For technology enterprises looking to deploy their capabilities effectively, the path forward requires moving away from superficial corporate social responsibility (CSR) initiatives and toward deeply integrated public-private software partnerships.

+--------------------------------------------------------+
|                 Data Ingestion Layer                   |
|  (Anonymized Utility, Municipal, & Transaction Data)   |
+--------------------------------------------------------+
                           │
                           ▼
+--------------------------------------------------------+
|                Predictive Logic Engine                 |
|       (Machine Learning Risk Stratification)           |
+--------------------------------------------------------+
                           │
                           ▼
+--------------------------------------------------------+
|               Automated Routing Network                |
|  (Direct API Links to Municipal and Non-Profit Inventory) |
+--------------------------------------------------------+

The immediate strategic deployment requires a three-stage architectural execution:

1. Establish Open-Standard Data Specifications: Industry leaders must collaborate with municipal compliance officers to design standardized, privacy-first data schemas for housing vulnerability tracking.
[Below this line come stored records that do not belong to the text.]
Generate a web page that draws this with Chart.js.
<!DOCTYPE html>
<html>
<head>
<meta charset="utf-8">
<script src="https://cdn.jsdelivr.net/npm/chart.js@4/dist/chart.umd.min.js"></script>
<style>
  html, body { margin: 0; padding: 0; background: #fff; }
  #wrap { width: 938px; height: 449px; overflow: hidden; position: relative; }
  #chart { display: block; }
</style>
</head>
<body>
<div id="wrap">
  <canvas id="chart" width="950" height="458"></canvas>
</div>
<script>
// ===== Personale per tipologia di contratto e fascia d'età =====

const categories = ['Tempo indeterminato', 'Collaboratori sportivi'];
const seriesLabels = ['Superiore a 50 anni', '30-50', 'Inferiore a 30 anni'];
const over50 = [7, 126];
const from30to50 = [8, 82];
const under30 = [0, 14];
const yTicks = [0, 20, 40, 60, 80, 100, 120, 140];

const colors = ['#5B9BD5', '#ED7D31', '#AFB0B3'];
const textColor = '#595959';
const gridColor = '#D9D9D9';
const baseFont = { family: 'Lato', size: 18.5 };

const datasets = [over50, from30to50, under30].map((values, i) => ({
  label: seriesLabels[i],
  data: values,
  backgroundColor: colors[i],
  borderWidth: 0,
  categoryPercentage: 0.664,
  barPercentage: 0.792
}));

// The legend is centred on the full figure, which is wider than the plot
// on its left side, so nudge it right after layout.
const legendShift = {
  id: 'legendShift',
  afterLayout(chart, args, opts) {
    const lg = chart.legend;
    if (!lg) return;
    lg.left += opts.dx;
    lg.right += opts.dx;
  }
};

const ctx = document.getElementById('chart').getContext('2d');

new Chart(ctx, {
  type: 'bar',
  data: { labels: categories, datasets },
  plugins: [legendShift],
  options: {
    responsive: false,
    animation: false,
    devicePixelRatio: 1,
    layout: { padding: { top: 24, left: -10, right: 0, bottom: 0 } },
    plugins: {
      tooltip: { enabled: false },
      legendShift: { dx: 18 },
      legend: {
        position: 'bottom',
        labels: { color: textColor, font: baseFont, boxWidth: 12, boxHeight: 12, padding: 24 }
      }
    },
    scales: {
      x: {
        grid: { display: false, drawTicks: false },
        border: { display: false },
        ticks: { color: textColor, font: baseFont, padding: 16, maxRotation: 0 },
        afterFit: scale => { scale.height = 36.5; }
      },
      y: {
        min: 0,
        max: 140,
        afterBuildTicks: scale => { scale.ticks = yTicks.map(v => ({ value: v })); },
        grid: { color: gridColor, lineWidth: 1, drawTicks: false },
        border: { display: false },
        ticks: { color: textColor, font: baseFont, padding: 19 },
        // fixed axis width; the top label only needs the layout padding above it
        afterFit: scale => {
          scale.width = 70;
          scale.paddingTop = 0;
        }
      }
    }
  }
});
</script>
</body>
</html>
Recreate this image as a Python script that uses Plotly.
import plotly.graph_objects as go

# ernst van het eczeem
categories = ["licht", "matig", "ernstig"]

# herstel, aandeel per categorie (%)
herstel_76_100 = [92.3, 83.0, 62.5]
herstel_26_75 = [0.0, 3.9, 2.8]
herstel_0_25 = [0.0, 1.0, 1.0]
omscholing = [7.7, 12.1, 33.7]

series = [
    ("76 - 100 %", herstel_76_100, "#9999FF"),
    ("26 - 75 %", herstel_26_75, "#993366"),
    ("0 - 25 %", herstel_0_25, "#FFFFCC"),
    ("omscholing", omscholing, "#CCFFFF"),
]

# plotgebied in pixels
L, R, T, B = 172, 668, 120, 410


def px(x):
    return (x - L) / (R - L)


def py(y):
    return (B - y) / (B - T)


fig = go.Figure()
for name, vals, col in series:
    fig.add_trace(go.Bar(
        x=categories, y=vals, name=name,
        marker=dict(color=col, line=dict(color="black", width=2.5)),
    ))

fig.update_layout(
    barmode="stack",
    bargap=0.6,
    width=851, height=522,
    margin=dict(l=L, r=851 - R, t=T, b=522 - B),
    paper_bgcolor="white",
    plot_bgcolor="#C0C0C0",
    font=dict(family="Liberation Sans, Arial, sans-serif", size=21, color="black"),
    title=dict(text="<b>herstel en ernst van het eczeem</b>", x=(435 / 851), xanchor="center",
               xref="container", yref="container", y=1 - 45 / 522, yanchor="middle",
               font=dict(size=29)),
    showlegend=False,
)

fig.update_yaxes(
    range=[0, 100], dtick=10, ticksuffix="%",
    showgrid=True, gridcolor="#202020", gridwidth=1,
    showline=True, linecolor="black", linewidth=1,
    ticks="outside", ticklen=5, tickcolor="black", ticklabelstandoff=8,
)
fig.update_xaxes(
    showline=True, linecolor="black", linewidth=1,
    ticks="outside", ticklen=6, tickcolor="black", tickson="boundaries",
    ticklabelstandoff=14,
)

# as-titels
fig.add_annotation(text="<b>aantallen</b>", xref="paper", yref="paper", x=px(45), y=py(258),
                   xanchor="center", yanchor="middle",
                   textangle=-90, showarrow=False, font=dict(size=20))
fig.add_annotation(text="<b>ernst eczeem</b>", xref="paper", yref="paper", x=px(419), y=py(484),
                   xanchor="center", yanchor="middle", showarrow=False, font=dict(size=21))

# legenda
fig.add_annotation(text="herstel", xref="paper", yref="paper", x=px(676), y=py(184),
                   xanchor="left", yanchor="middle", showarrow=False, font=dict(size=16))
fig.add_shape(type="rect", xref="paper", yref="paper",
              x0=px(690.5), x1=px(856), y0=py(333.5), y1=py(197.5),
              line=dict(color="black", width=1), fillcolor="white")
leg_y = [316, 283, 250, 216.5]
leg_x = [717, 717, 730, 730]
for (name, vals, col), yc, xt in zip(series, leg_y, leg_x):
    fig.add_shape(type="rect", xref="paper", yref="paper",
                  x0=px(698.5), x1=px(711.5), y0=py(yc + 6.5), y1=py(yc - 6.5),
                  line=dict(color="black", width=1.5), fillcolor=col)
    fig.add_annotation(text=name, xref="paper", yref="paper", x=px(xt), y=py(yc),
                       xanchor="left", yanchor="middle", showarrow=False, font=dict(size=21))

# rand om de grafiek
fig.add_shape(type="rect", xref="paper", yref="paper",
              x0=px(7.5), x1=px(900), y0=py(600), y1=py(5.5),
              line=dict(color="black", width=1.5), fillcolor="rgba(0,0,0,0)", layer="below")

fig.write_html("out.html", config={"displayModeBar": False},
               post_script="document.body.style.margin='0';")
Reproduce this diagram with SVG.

This ensures software solutions are modular and scalable across different municipal jurisdictions.
2. Deploy Pro-Bono Engineering Cohorts: Rather than writing corporate checks, tech firms should deploy specialized data engineering talent to build the integrations needed between outdated municipal databases and modern cloud infrastructure.
3. Construct Feedback Loops for Continuous Model Calibration: Implement continuous auditing systems to monitor predictive outcomes, ensuring that model interventions are actively reducing shelter entry rates while dynamically adjusting variables to eliminate demographic bias.

Optimizing the allocation of social infrastructure through data-driven precision is an operational necessity. By transforming the problem from an erratic crisis-response model into a predictable, managed logistics pipeline, the tech industry can transition homelessness from an entrenched societal failure to a manageable, preventable economic challenge.